Tuesday 05 August 2008
By ReutersSomali kidnappers freed two Italian aid workers who had been held hostage in the chaotic Horn of Africa country since May, local sources and the Italian government said on Tuesday.
One Somali elder involved in the negotiations said a ransom of between $700,000 and $1 million had been paid, but the Italian authorities denied that.
In Rome, Foreign Minister Franco Frattini said the two aid workers -- a man and a woman -- were in good health. The Italian Foreign Ministry said they had arrived in Nairobi in neighbouring Kenya.
Jolanda Occhipinti and Giuliano Paganini were abducted on May 21 when Somali gunmen stormed the offices of the Rome-based group, Cooperazione Italiana Nord Sud (CINS).

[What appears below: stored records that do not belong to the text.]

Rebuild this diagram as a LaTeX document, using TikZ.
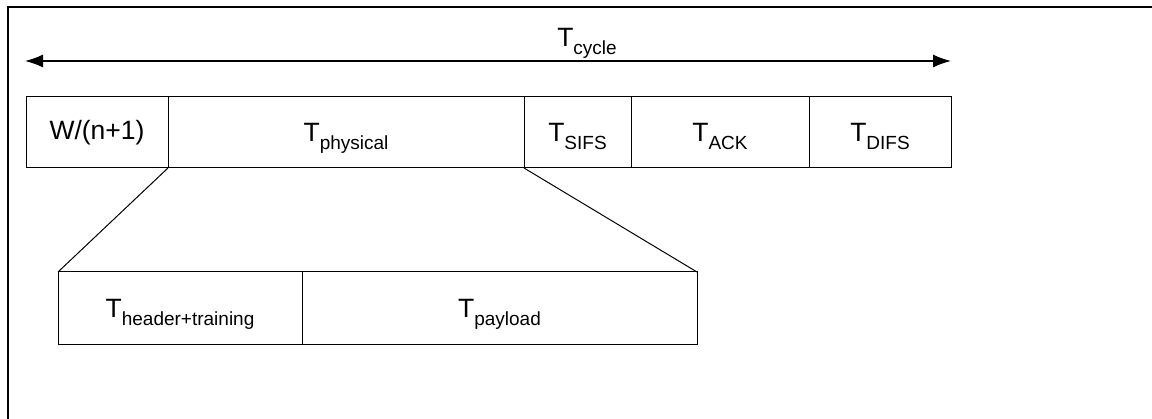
\documentclass[tikz,border=0pt]{standalone}
\usepackage{fontspec}
\setmainfont{Liberation Sans}
\usetikzlibrary{arrows.meta,positioning}

% time symbol with a lowered subscript
\newcommand{\tsub}[1]{T\raisebox{-8pt}[0pt][0pt]{\fontsize{19}{19}\selectfont #1}}

\tikzset{
  slot/.style={shape=rectangle,draw=black,line width=1pt,minimum height=71pt,
    inner sep=0pt,outer sep=0pt,font=\fontsize{26.5}{26.5}\selectfont},
  zoomline/.style={draw=black,line width=1pt},
}

\begin{document}
\begin{tikzpicture}[x=1pt,y=-1pt]
    \useasboundingbox (0,0) rectangle (1152,419);
    % frame
    \draw[line width=2.8pt] (1152,7) -- (8,7) -- (8,419);

    % one cycle
    \coordinate (cs) at (25,61);
    \coordinate (ce) at (951,61);
    \draw[{Latex[length=18pt,width=13pt]}-{Latex[length=18pt,width=13pt]},line width=1.3pt] (cs) -- (ce);
    \node[font=\fontsize{26.5}{26.5}\selectfont] (cycle) at (587,37) {\tsub{cycle}};

    % slots of the cycle
    \node[slot,minimum width=142pt] (W) at (97,132.5) {W/(n+1)};
    \node[slot,minimum width=356pt] (phy) at (346,132.5) {\tsub{physical}};
    \node[slot,minimum width=107pt] (sifs) at (577.5,132.5) {\tsub{SIFS}};
    \node[slot,minimum width=178pt] (ack) at (720,132.5) {\tsub{ACK}};
    \node[slot,minimum width=142pt] (difs) at (880,132.5) {\tsub{DIFS}};

    % physical part in detail
    \node[slot,minimum width=244pt,minimum height=73pt] (hdr) at (180,308.5) {\tsub{header+training}};
    \node[slot,minimum width=395pt,minimum height=73pt] (pay) at (499.5,308.5) {\tsub{payload}};

    \path[zoomline] (phy.south west) -- (hdr.north west);
    \path[zoomline] (phy.south east) -- (pay.north east);
\end{tikzpicture}
\end{document}
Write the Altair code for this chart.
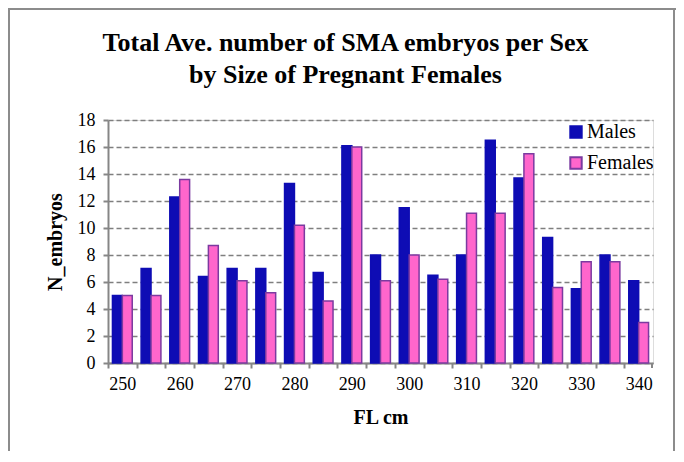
import altair as alt
import pandas as pd

sizes = [250, 255, 260, 265, 270, 275, 280, 285, 290, 295,
         300, 305, 310, 315, 320, 325, 330, 335, 340]
males = [5.0, 7.0, 12.3, 6.4, 7.0, 7.0, 13.3, 6.7, 16.1, 8.0,
         11.5, 6.5, 8.0, 16.5, 13.7, 9.3, 5.5, 8.0, 6.1]
females = [5.0, 5.0, 13.6, 8.7, 6.1, 5.2, 10.2, 4.6, 16.0, 6.1,
           8.0, 6.2, 11.1, 11.1, 15.5, 5.6, 7.5, 7.5, 3.0]
series = ["Males", "Females"]
fill_colors = ["#0E0CB4", "#FF66CC"]
stroke_colors = ["#0E0CB4", "#7B3AA0"]

rows = []
for s, m, f in zip(sizes, males, females):
    rows.append({"FL": s, "Sex": "Males", "N": m})
    rows.append({"FL": s, "Sex": "Females", "N": f})
df = pd.DataFrame(rows)

W, H = 545, 243
step = W / len(sizes)
FONT = "Liberation Serif, serif"

legend_kw = dict(title=None, orient="none", legendX=458, legendY=2,
                 labelFont=FONT, labelFontSize=20, labelColor="black",
                 symbolType="square", symbolSize=130,
                 symbolStrokeWidth=2, rowPadding=11, labelOffset=1)

bars = alt.Chart(df).mark_bar(strokeWidth=1.5).encode(
    x=alt.X("FL:O", sort=sizes,
            scale=alt.Scale(paddingInner=0.31, paddingOuter=0.155),
            axis=alt.Axis(title="FL cm", labelAngle=0,
                          labelExpr="datum.value % 10 == 0 ? datum.label : ''",
                          tickOffset=-step / 2, labelOffset=step / 2,
                          tickSize=5, tickWidth=2, tickColor="#868686",
                          domainColor="#868686", domainWidth=2,
                          labelFont=FONT, labelFontSize=18, labelColor="black",
                          labelPadding=7,
                          titleFont=FONT, titleFontSize=20, titleFontWeight="bold",
                          titleColor="black", titlePadding=14, grid=False)),
    xOffset=alt.XOffset("Sex:N", sort=series),
    y=alt.Y("N:Q", scale=alt.Scale(domain=[0, 18]),
            axis=alt.Axis(title="N_embryos", values=list(range(0, 19, 2)),
                          tickSize=5, tickWidth=2, tickColor="#868686",
                          domainColor="#868686", domainWidth=2,
                          gridColor="#7f7f7f", gridDash=[5, 3], gridWidth=1.5,
                          labelFont=FONT, labelFontSize=18, labelColor="black",
                          labelPadding=8,
                          titleFont=FONT, titleFontSize=20, titleFontWeight="bold",
                          titleColor="black", titlePadding=12)),
    color=alt.Color("Sex:N", sort=series,
                    scale=alt.Scale(domain=series, range=fill_colors),
                    legend=alt.Legend(**legend_kw)),
    stroke=alt.Stroke("Sex:N", sort=series,
                      scale=alt.Scale(domain=series, range=stroke_colors),
                      legend=alt.Legend(**legend_kw)),
)

end_tick = alt.Chart(df).mark_rule(color="#868686", strokeWidth=2).encode(
    x=alt.value(W - 1), y=alt.value(H), y2=alt.value(H + 5))

frame_left = alt.Chart(df).mark_rule(color="#8c8c8c", strokeWidth=2).encode(
    x=alt.value(-99), y=alt.value(-111), y2=alt.value(H + 100))
frame_top = alt.Chart(df).mark_rule(color="#8c8c8c", strokeWidth=2).encode(
    x=alt.value(-100), x2=alt.value(W + 23), y=alt.value(-111))
frame_right = alt.Chart(df).mark_rule(color="#8c8c8c", strokeWidth=2).encode(
    x=alt.value(W + 21), y=alt.value(-111), y2=alt.value(H + 100))

chart = alt.layer(bars, end_tick, frame_left, frame_top, frame_right).properties(
    width=W, height=H,
    title=alt.TitleParams(
        text=["Total Ave. number of SMA embryos per Sex", "by Size of  Pregnant Females"],
        font=FONT, fontSize=26, fontWeight="bold", color="black",
        anchor="middle", dx=-35, lineHeight=32, offset=-80),
    padding={"left": 100, "top": 112, "right": 23, "bottom": 88},
    autosize=alt.AutoSizeParams(type="none"),
).configure_view(stroke=None).configure(background="white", font=FONT)

chart.save("out.html", embed_options={"renderer": "svg", "actions": False})
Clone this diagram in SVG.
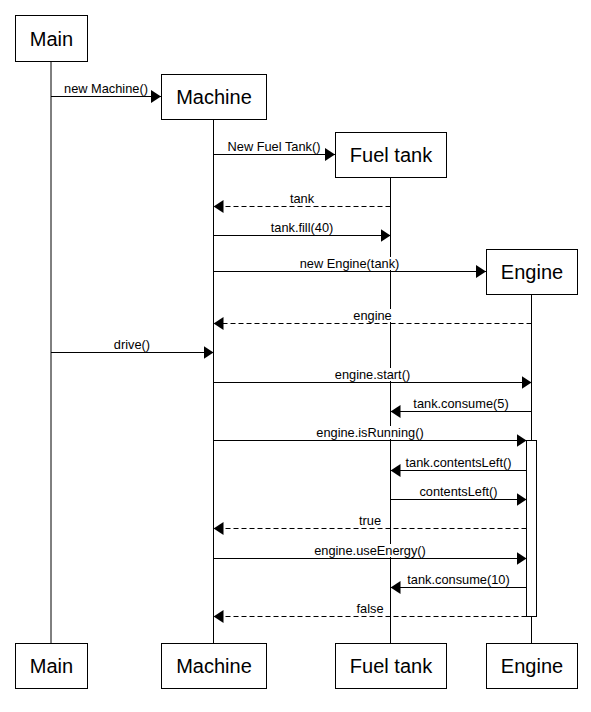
<svg xmlns="http://www.w3.org/2000/svg" width="591" height="712" viewBox="0 0 591 712">
<style>
.box{fill:#fff;stroke:#000;stroke-width:1}
.life{stroke:#000;stroke-width:1;fill:none}
.nt{font-family:"Liberation Sans",Arial,sans-serif;font-size:20px;fill:#000;text-anchor:middle}
.msg{stroke:#000;stroke-width:1;fill:none;marker-end:url(#ah)}
.ret{stroke-dasharray:5 3}
.lb{font-family:"Liberation Sans",Arial,sans-serif;font-size:12.8px;fill:#000;text-anchor:middle}
.bg{fill:#fff;stroke:none}
</style>
<defs>
<marker id="ah" markerUnits="userSpaceOnUse" markerWidth="10" markerHeight="13" refX="10" refY="6.5" orient="auto">
<path d="M0,0 L10,6.5 L0,13 Z" fill="#000"/>
</marker>
</defs>
<rect width="591" height="712" fill="#fff"/>
<g id="main">
<line class="life" x1="51" y1="61" x2="51" y2="643"/>
<rect class="box" x="15.5" y="15.5" width="72" height="46"/>
<text class="nt" x="51.5" y="45.5">Main</text>
<rect class="box" x="15.5" y="643.5" width="72" height="45"/>
<text class="nt" x="51.5" y="673">Main</text>
</g>
<g id="machine">
<line class="life" x1="213.5" y1="119" x2="213.5" y2="643"/>
<rect class="box" x="161.5" y="74.5" width="105" height="45"/>
<text class="nt" x="214" y="104">Machine</text>
<rect class="box" x="161.5" y="643.5" width="105" height="45"/>
<text class="nt" x="214" y="673">Machine</text>
</g>
<g id="fueltank">
<line class="life" x1="390.5" y1="177" x2="390.5" y2="643"/>
<rect class="box" x="335.5" y="132.5" width="111" height="45"/>
<text class="nt" x="391" y="162">Fuel tank</text>
<rect class="box" x="335.5" y="643.5" width="111" height="45"/>
<text class="nt" x="391" y="673">Fuel tank</text>
</g>
<g id="engine">
<line class="life" x1="531.5" y1="294" x2="531.5" y2="643"/>
<rect class="box" x="486.5" y="249.5" width="91" height="45"/>
<text class="nt" x="532" y="279">Engine</text>
<rect class="box" x="486.5" y="643.5" width="91" height="45"/>
<text class="nt" x="532" y="673">Engine</text>
<rect id="activation" class="box" x="526.5" y="440.5" width="10" height="176"/>
</g>
<g id="connectors">
<line class="msg" x1="51" y1="96.5" x2="161" y2="96.5"/>
<text class="lb" x="106" y="92.5">new Machine()</text>

<line class="msg" x1="213.5" y1="154.5" x2="335" y2="154.5"/>
<text class="lb" x="274" y="150.5">New Fuel Tank()</text>

<line class="msg ret" x1="390.5" y1="206.5" x2="213.5" y2="206.5"/>
<text class="lb" x="302" y="202.5">tank</text>

<line class="msg" x1="213.5" y1="235.5" x2="390.5" y2="235.5"/>
<text class="lb" x="302" y="231.5">tank.fill(40)</text>

<line class="msg" x1="213.5" y1="271.5" x2="486" y2="271.5"/>
<rect class="bg" x="299" y="257" width="101" height="13"/>
<text class="lb" x="349.5" y="267.5">new Engine(tank)</text>

<line class="msg ret" x1="531.5" y1="323.5" x2="213.5" y2="323.5"/>
<rect class="bg" x="352" y="309" width="41" height="13"/>
<text class="lb" x="372.5" y="319.5">engine</text>

<line class="msg" x1="51" y1="352.5" x2="213.5" y2="352.5"/>
<text class="lb" x="132" y="348.5">drive()</text>

<line class="msg" x1="213.5" y1="382.5" x2="531.5" y2="382.5"/>
<rect class="bg" x="334" y="368" width="77" height="13"/>
<text class="lb" x="372.5" y="378.5">engine.start()</text>

<line class="msg" x1="531.5" y1="411.5" x2="390.5" y2="411.5"/>
<text class="lb" x="461" y="407.5">tank.consume(5)</text>

<line class="msg" x1="213.5" y1="440.5" x2="526.5" y2="440.5"/>
<rect class="bg" x="315" y="426" width="109" height="13"/>
<text class="lb" x="370" y="436.5">engine.isRunning()</text>

<line class="msg" x1="526.5" y1="470.5" x2="390.5" y2="470.5"/>
<text class="lb" x="458.5" y="466.5">tank.contentsLeft()</text>

<line class="msg" x1="390.5" y1="499.5" x2="526.5" y2="499.5"/>
<text class="lb" x="458.5" y="495.5">contentsLeft()</text>

<line class="msg ret" x1="526.5" y1="528.5" x2="213.5" y2="528.5"/>
<text class="lb" x="370" y="524.5">true</text>

<line class="msg" x1="213.5" y1="558.5" x2="526.5" y2="558.5"/>
<rect class="bg" x="310" y="544" width="119" height="13"/>
<text class="lb" x="370" y="554.5">engine.useEnergy()</text>

<line class="msg" x1="526.5" y1="587.5" x2="390.5" y2="587.5"/>
<text class="lb" x="458.5" y="583.5">tank.consume(10)</text>

<line class="msg ret" x1="526.5" y1="616.5" x2="213.5" y2="616.5"/>
<text class="lb" x="370" y="612.5">false</text>
</g>
</svg>
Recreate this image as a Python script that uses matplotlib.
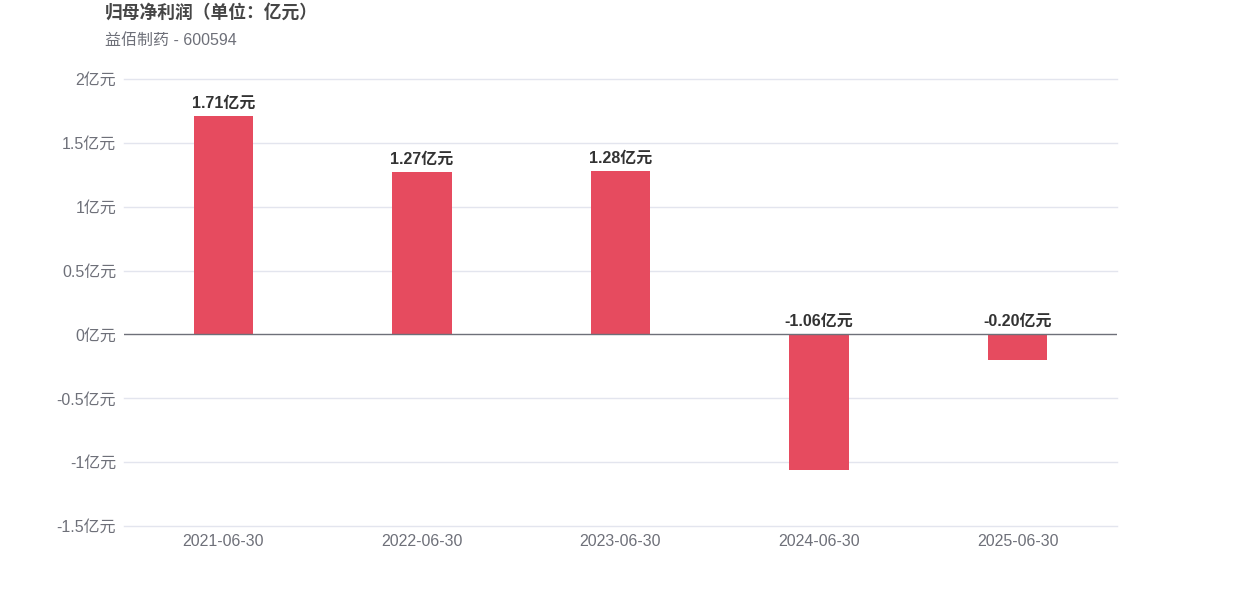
import matplotlib
matplotlib.use("Agg")
import matplotlib.pyplot as plt
from matplotlib.ticker import FixedLocator, FuncFormatter

plt.rcParams['font.family'] = ['Liberation Sans', 'Noto Sans CJK SC', 'DejaVu Sans']

categories = ["2021-06-30", "2022-06-30", "2023-06-30", "2024-06-30", "2025-06-30"]
values = [1.71, 1.27, 1.28, -1.06, -0.20]
labels = ["1.71亿元", "1.27亿元", "1.28亿元", "-1.06亿元", "-0.20亿元"]
yticks = [-1.5, -1, -0.5, 0, 0.5, 1, 1.5, 2]
title = "归母净利润（单位：亿元）"
subtitle = "益佰制药 - 600594"

W, H = 1242, 596
fig = plt.figure(figsize=(W / 100, H / 100), dpi=100)
ax = fig.add_axes([124 / W, (H - 526) / H, (1117 - 124) / W, (526 - 79) / H])

x = list(range(len(categories)))
ax.bar(x, values, width=0.30, color="#E64B5F", zorder=3)
ax.set_xlim(-0.5, len(categories) - 0.5)
ax.set_ylim(-1.5, 2)

ax.yaxis.set_major_locator(FixedLocator(yticks))
ax.yaxis.set_major_formatter(FuncFormatter(lambda v, p: f"{v:g}亿元"))
for t in yticks:
    if t != 0:
        ax.axhline(t, color="#E3E5EE", linewidth=1, zorder=0, clip_on=False)
ax.axhline(0, color="#6E7079", linewidth=1, zorder=4)
for s in ax.spines.values():
    s.set_visible(False)
ax.tick_params(axis="both", length=0, labelsize=11.5, labelcolor="#6E7079")
ax.tick_params(axis="y", pad=5.5)
ax.tick_params(axis="x", pad=5.5)
ax.set_xticks(x)
ax.set_xticklabels(categories)

for xi, v, lab in zip(x, values, labels):
    ypos = max(v, 0)
    ax.annotate(lab, (xi, ypos), xytext=(0, 4), textcoords="offset points",
                ha="center", va="bottom", fontsize=11.5, fontweight="bold",
                color="#333333", zorder=5)

fig.text(105 / W, 1 - 13 / H, title, fontsize=12.8, fontweight="bold",
         color="#464646", va="center", ha="left")
fig.text(105 / W, 1 - 40 / H, subtitle, fontsize=11.5, color="#6E7079",
         va="center", ha="left")

fig.savefig("out.png", dpi=100)
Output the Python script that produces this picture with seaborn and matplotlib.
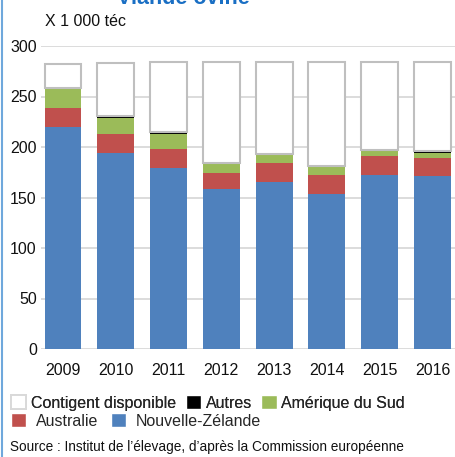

Mohamed Hussein, a worker at Mogadishu's international airport, said he saw the Italians freed on Tuesday.
"They were brought in a car with masked faces wearing dirty clothes which looked like they hadn't been washed since they were abducted three months ago," Hussein told Reuters.
Paganini was quoted by his wife as saying shortly after his release, according to Italy's ANSA news agency: "It's Ok, we're well. More than that, I can't say."
The Italian government denied any knowledge of a ransom.
"The Foreign Ministry is not aware of any payment of ransom for their release," said ministry spokesman Pasquale Ferrara.
Suspicion for kidnappings in Somalia generally falls on clan militia and Islamist insurgents who are fighting the interim government and its Ethiopian military allies.
Gunmen are still holding hostage two other foreign aid workers -- a Kenyan and a Briton -- and several other Somali humanitarian staff abducted earlier this year.
The kidnappings and attacks in Somalia are hampering the work of aid agencies at a time when U.N. officials say the crisis ranks as one of the world's worst humanitarian disasters along with Sudan's Darfur region, Congo, Iraq and Afghanistan.
More than 1 million of Somalia's 9 million people scrape a living as internal refugees, and their plight has been worsened
by record food prices, hyper-inflation and drought.
The insurgency has killed more than 8,000 civilians since the start of last year, according to a local human rights group.